Lake Ontario, ON - Barbara Anderson
Barbara Anderson talks about her love for Lake Ontario and Lake Huron.
She speaks about a ceremony she attended called, 'Pray for the Lakes' and how the traditions and rituals during the ceremony for water has positively impacted her, and her vision for the Great Lakes:
I grew up close to water on the Ottawa River and water has always been important to me. My mother’s maiden name is Waters and I’ve worked in water policy for a long time.
This waterbody is important to me as well as Lake Huron because I had a very important experience. I guess I should say Lake Huron may be waterbody, but I live on Lake Ontario so it’s really all of the Great Lakes.
Several years ago, in September, 3 years ago - I had an experience on Lake Huron where I was invited to a ceremony called ‘Pray for the Lakes’. So I went up there from Toronto and there was a small group of people, just about 20. Just the night before some First Nations women had come with a little package. They’d just found out about this event the night before and they came. They conducted a water ceremony for us. So we all stepped into the water and we followed what they told us to do in terms of clearing out left side and clearing our right side and they had traditional instruments. So we had a ceremony for water and celebrated a water ceremony for that lake. Subsequently the next year I went down to Toronto and had that ceremony on Lake Ontario.
So I really feel, I have a vision for the rest of the Great Lakes, that we would encircle all of the Great Lakes with water ceremonies in all communities and maybe even have it all at the same time. So that the First Nations women could lead us and we could all, industry, children, grandmothers - that’s the other important thing, I am a grandmother - could have this ceremony to celebrate the Great Lakes, so I have a real vision about that following my experience.

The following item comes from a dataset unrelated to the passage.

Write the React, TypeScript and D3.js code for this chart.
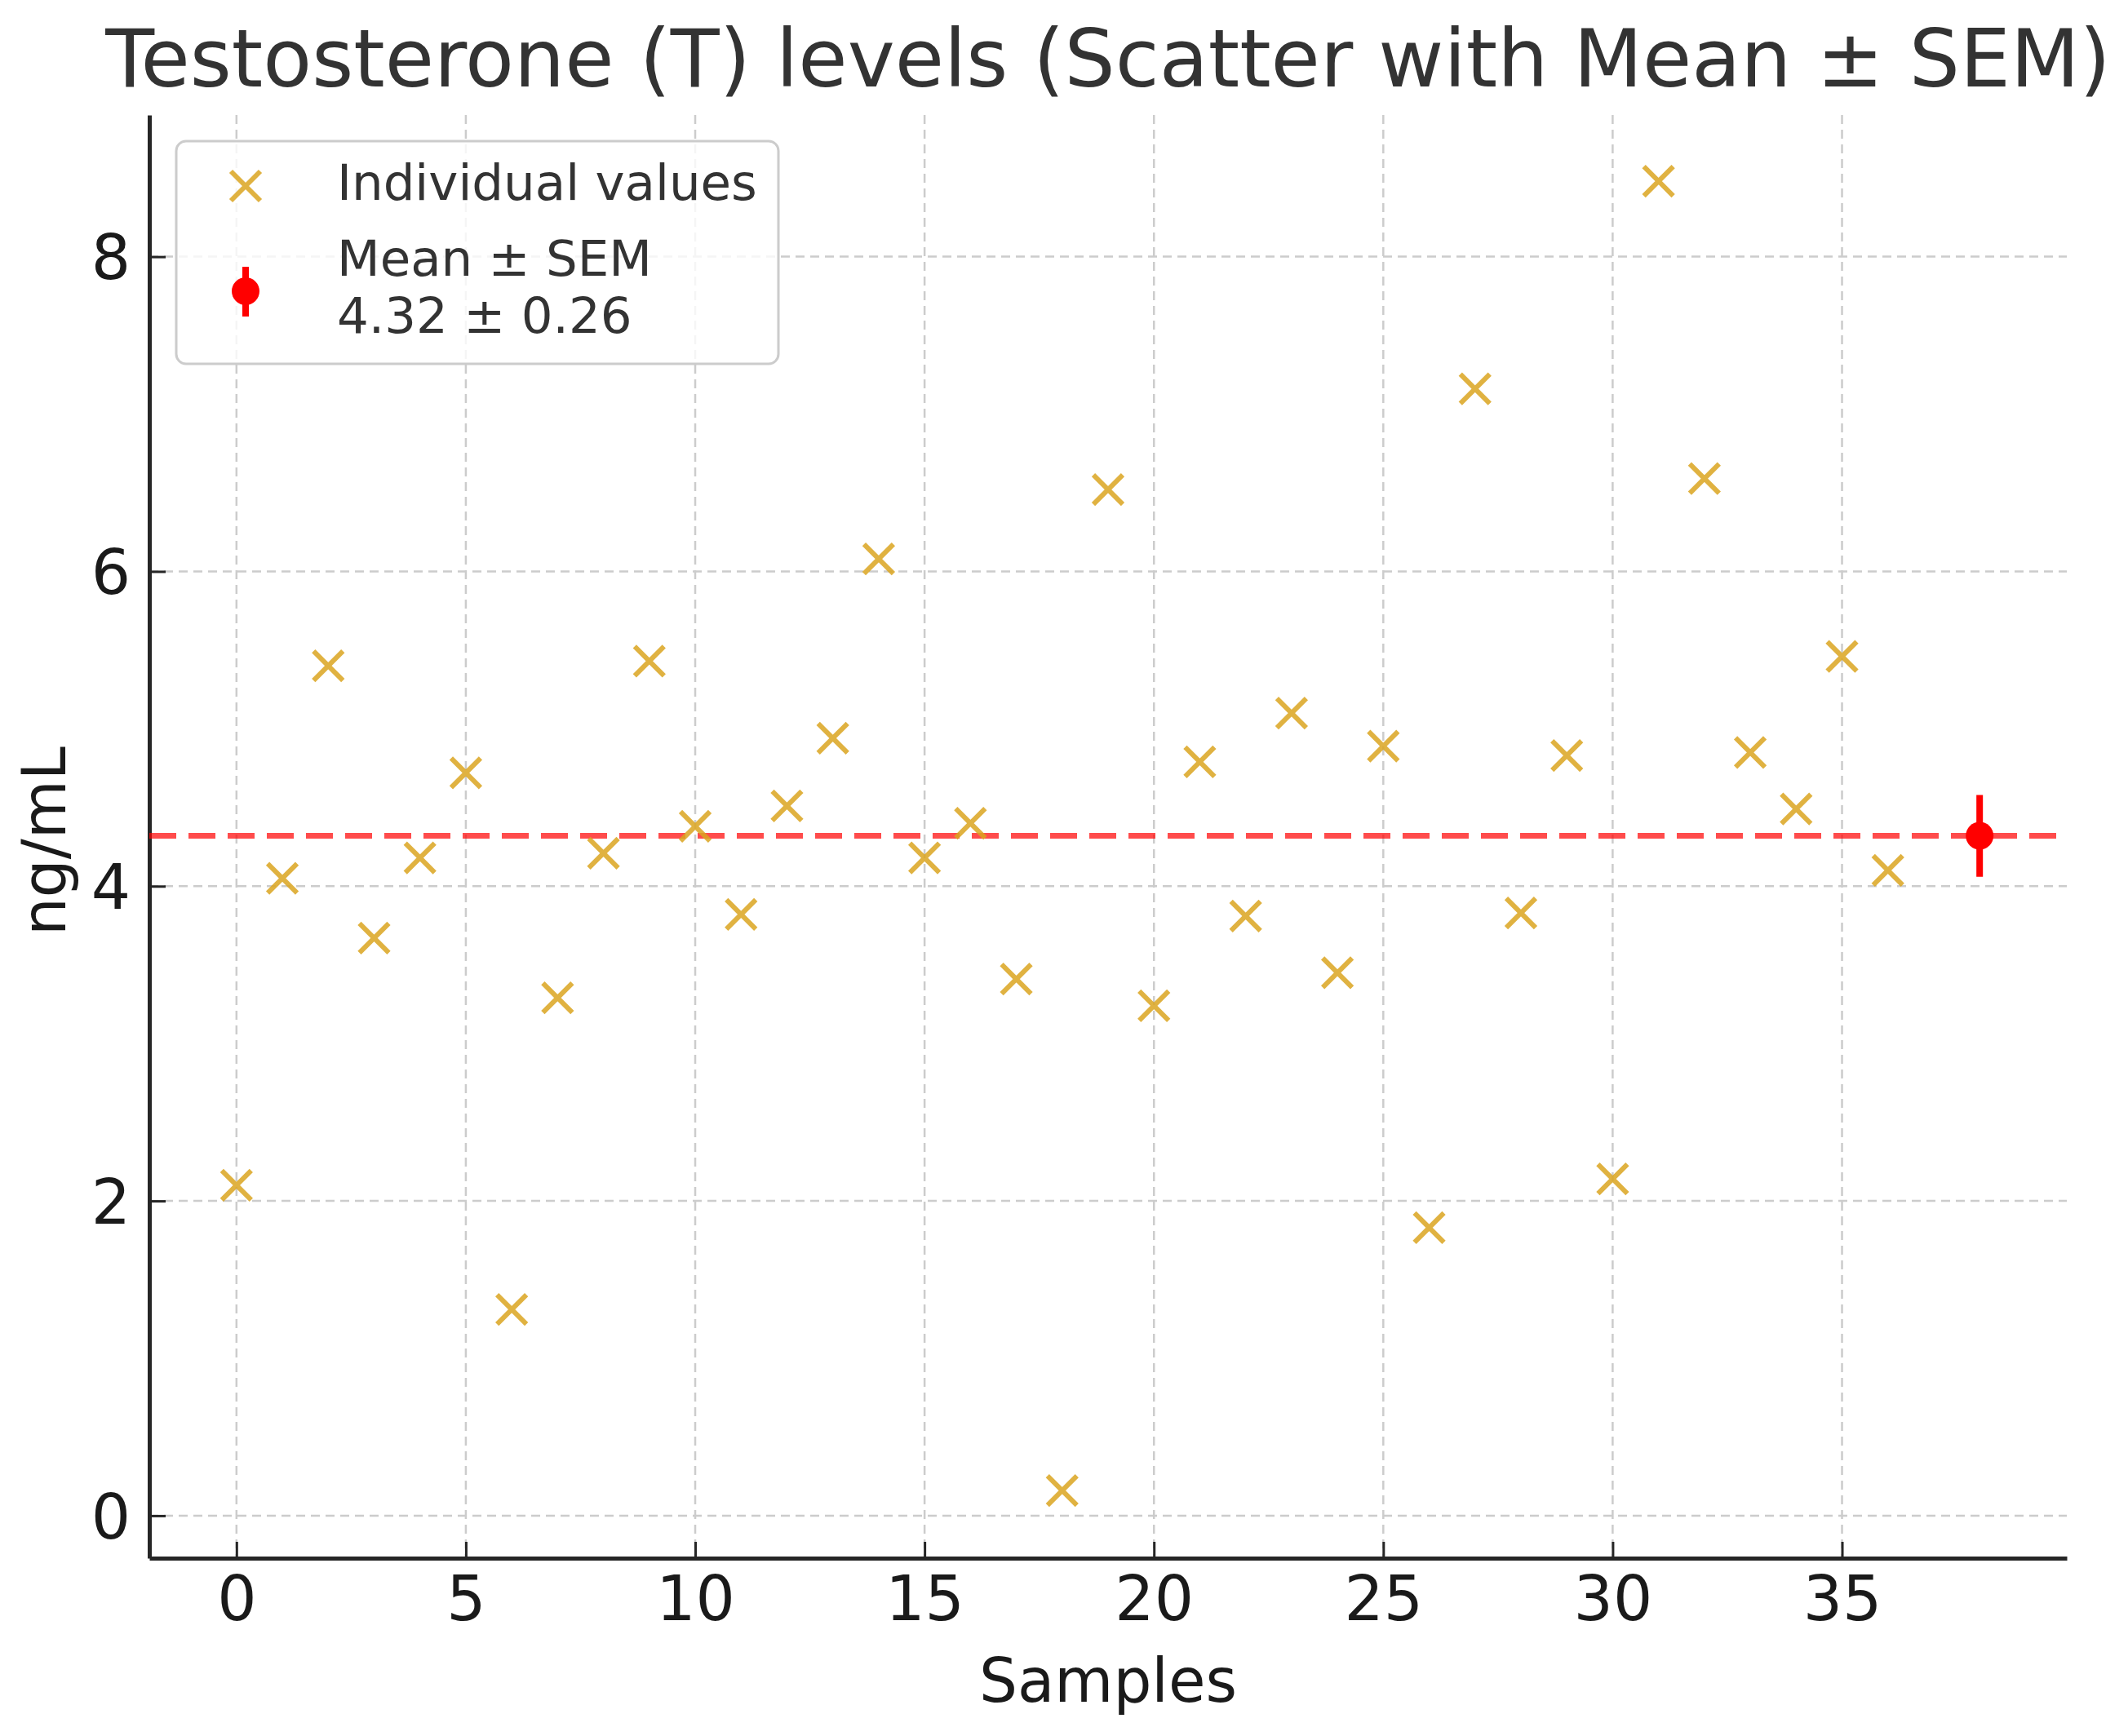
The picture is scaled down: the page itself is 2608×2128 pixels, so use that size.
import React, { useEffect, useRef } from 'react';
import * as d3 from 'd3';

// values
const sampleIds: number[] = Array.from({ length: 37 }, (_, i) => i);
const tValues: number[] = [
  2.10, 4.05, 5.40, 3.67, 4.18, 4.72, 1.31, 3.29, 4.21, 5.43,
  4.38, 3.82, 4.51, 4.94, 6.08, 4.18, 4.40, 3.41, 0.16, 6.52,
  3.24, 4.79, 3.81, 5.10, 3.45, 4.89, 1.83, 7.16, 3.83, 4.83,
  2.14, 8.48, 6.59, 4.85, 4.49, 5.46, 4.10,
];
const MEAN = 4.32;
const SEM = 0.26;
const meanX = 38;

const xTicks = [0, 5, 10, 15, 20, 25, 30, 35];
const yTicks = [0, 2, 4, 6, 8];

const W = 2608;
const H = 2128;
const FONT = '"DejaVu Sans", Verdana, sans-serif';

// "x" marker, half-extent in px
function crossPath(h: number) {
  const p = d3.path();
  p.moveTo(-h, -h); p.lineTo(h, h);
  p.moveTo(-h, h); p.lineTo(h, -h);
  return p.toString();
}

export default function App() {
  const svgRef = useRef<SVGSVGElement>(null);

  useEffect(() => {
    if (!svgRef.current) return;
    const svg = d3.select(svgRef.current);
    svg.selectAll('*').remove();

    const left = 183, right = 2533, top = 141, bottom = 1910;
    const x = d3.scaleLinear().domain([-1.9, 39.9]).range([left, right]);
    const y = d3.scaleLinear().domain([-0.27, 8.9]).range([bottom, top]);

    svg.append('rect').attr('width', W).attr('height', H).attr('fill', '#fff');

    // grid
    const grid = svg.append('g')
      .attr('stroke', '#cccccc')
      .attr('stroke-width', 2.5)
      .attr('stroke-dasharray', '11 7');
    xTicks.forEach(t => {
      grid.append('line')
        .attr('x1', x(t)).attr('x2', x(t))
        .attr('y1', top).attr('y2', bottom);
    });
    yTicks.forEach(t => {
      grid.append('line')
        .attr('x1', left).attr('x2', right)
        .attr('y1', y(t)).attr('y2', y(t));
    });

    // axes (ticks inward)
    const xAxis = svg.append('g')
      .attr('transform', `translate(0,${bottom})`)
      .call(d3.axisBottom(x).tickValues(xTicks).tickFormat(d3.format('d'))
        .tickSizeInner(-20).tickSizeOuter(0).tickPadding(22));
    const yAxis = svg.append('g')
      .attr('transform', `translate(${left},0)`)
      .call(d3.axisLeft(y).tickValues(yTicks).tickFormat(d3.format('d'))
        .tickSizeInner(-20).tickSizeOuter(0).tickPadding(23));
    [xAxis, yAxis].forEach(a => {
      a.select('.domain').attr('stroke', '#262626').attr('stroke-width', 5);
      a.selectAll('.tick line').attr('stroke', '#262626').attr('stroke-width', 3);
      a.selectAll('.tick text')
        .attr('fill', '#1a1a1a')
        .style('font-family', FONT)
        .style('font-size', '76px');
    });
    yAxis.selectAll('.tick text').attr('dy', '0.36em');

    // mean line
    svg.append('line')
      .attr('x1', left).attr('x2', right)
      .attr('y1', y(MEAN)).attr('y2', y(MEAN))
      .attr('stroke', 'red')
      .attr('stroke-opacity', 0.7)
      .attr('stroke-width', 7)
      .attr('stroke-dasharray', '33 15');

    // individual values
    const cross = crossPath(18);
    svg.append('g')
      .selectAll('path')
      .data(tValues)
      .join('path')
      .attr('transform', (d, i) => `translate(${x(sampleIds[i])},${y(d)})`)
      .attr('d', cross)
      .attr('fill', 'none')
      .attr('stroke', '#DAA520')
      .attr('stroke-opacity', 0.85)
      .attr('stroke-width', 6);

    // mean ± SEM
    svg.append('line')
      .attr('x1', x(meanX)).attr('x2', x(meanX))
      .attr('y1', y(MEAN - SEM)).attr('y2', y(MEAN + SEM))
      .attr('stroke', 'red').attr('stroke-width', 8);
    svg.append('circle')
      .attr('cx', x(meanX)).attr('cy', y(MEAN)).attr('r', 17)
      .attr('fill', 'red');

    // legend
    const lg = svg.append('g');
    lg.append('rect')
      .attr('x', 216).attr('y', 173).attr('width', 738).attr('height', 273)
      .attr('rx', 12)
      .attr('fill', '#fff').attr('fill-opacity', 0.8)
      .attr('stroke', '#cccccc').attr('stroke-width', 3);
    lg.append('path')
      .attr('transform', 'translate(301,228)')
      .attr('d', cross)
      .attr('fill', 'none')
      .attr('stroke', '#DAA520')
      .attr('stroke-opacity', 0.85)
      .attr('stroke-width', 6);
    lg.append('line')
      .attr('x1', 301).attr('x2', 301).attr('y1', 327).attr('y2', 388)
      .attr('stroke', 'red').attr('stroke-width', 8);
    lg.append('circle').attr('cx', 301).attr('cy', 357).attr('r', 17).attr('fill', 'red');

    const fmt = d3.format('.2f');
    const legendText: [string, number][] = [
      ['Individual values', 245],
      ['Mean ± SEM', 338],
      [`${fmt(MEAN)} ± ${fmt(SEM)}`, 408],
    ];
    legendText.forEach(([t, by]) => {
      lg.append('text')
        .attr('x', 413).attr('y', by)
        .text(t)
        .attr('fill', '#333')
        .style('font-family', FONT)
        .style('font-size', '61px');
    });

    // labels
    svg.append('text')
      .attr('x', (left + right) / 2).attr('y', 106)
      .attr('text-anchor', 'middle')
      .text('Testosterone (T) levels (Scatter with Mean ± SEM)')
      .attr('fill', '#333')
      .style('font-family', FONT)
      .style('font-size', '98px');
    svg.append('text')
      .attr('x', (left + right) / 2).attr('y', 2086)
      .attr('text-anchor', 'middle')
      .text('Samples')
      .attr('fill', '#1a1a1a')
      .style('font-family', FONT)
      .style('font-size', '74px');
    svg.append('text')
      .attr('transform', 'translate(80,1031) rotate(-90)')
      .attr('text-anchor', 'middle')
      .text('ng/mL')
      .attr('fill', '#1a1a1a')
      .style('font-family', FONT)
      .style('font-size', '74px');
  }, []);

  return (
    <svg
      ref={svgRef}
      width={W}
      height={H}
      style={{ position: 'absolute', left: 0, top: 0, display: 'block' }}
    />
  );
}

We started in a circle and everyone kind of gave their intentions or thoughts about the water. Then we all moved to the water and the First Nations ladies had some instruments. So each person stepped into the water and as I say we repeated words and we didn’t get all wet, just kind of ceremoniously bringing water on one side and the other side and then we had some chanting and singing. Then actually there was her husband there and he actually did a small ceremony for the land, so there was water and the land. So it was an amazing, amazing introduction to the sacredness of the water from the First Nations point of view, I would just like everybody to experience that and I think it will help us move forward to protect the Great Lakes.
So I kind of imagine a ribbon going around the Great Lakes, like a necklace of people celebrating and honouring the Great Lakes the way they do, or the way all of us will in the future.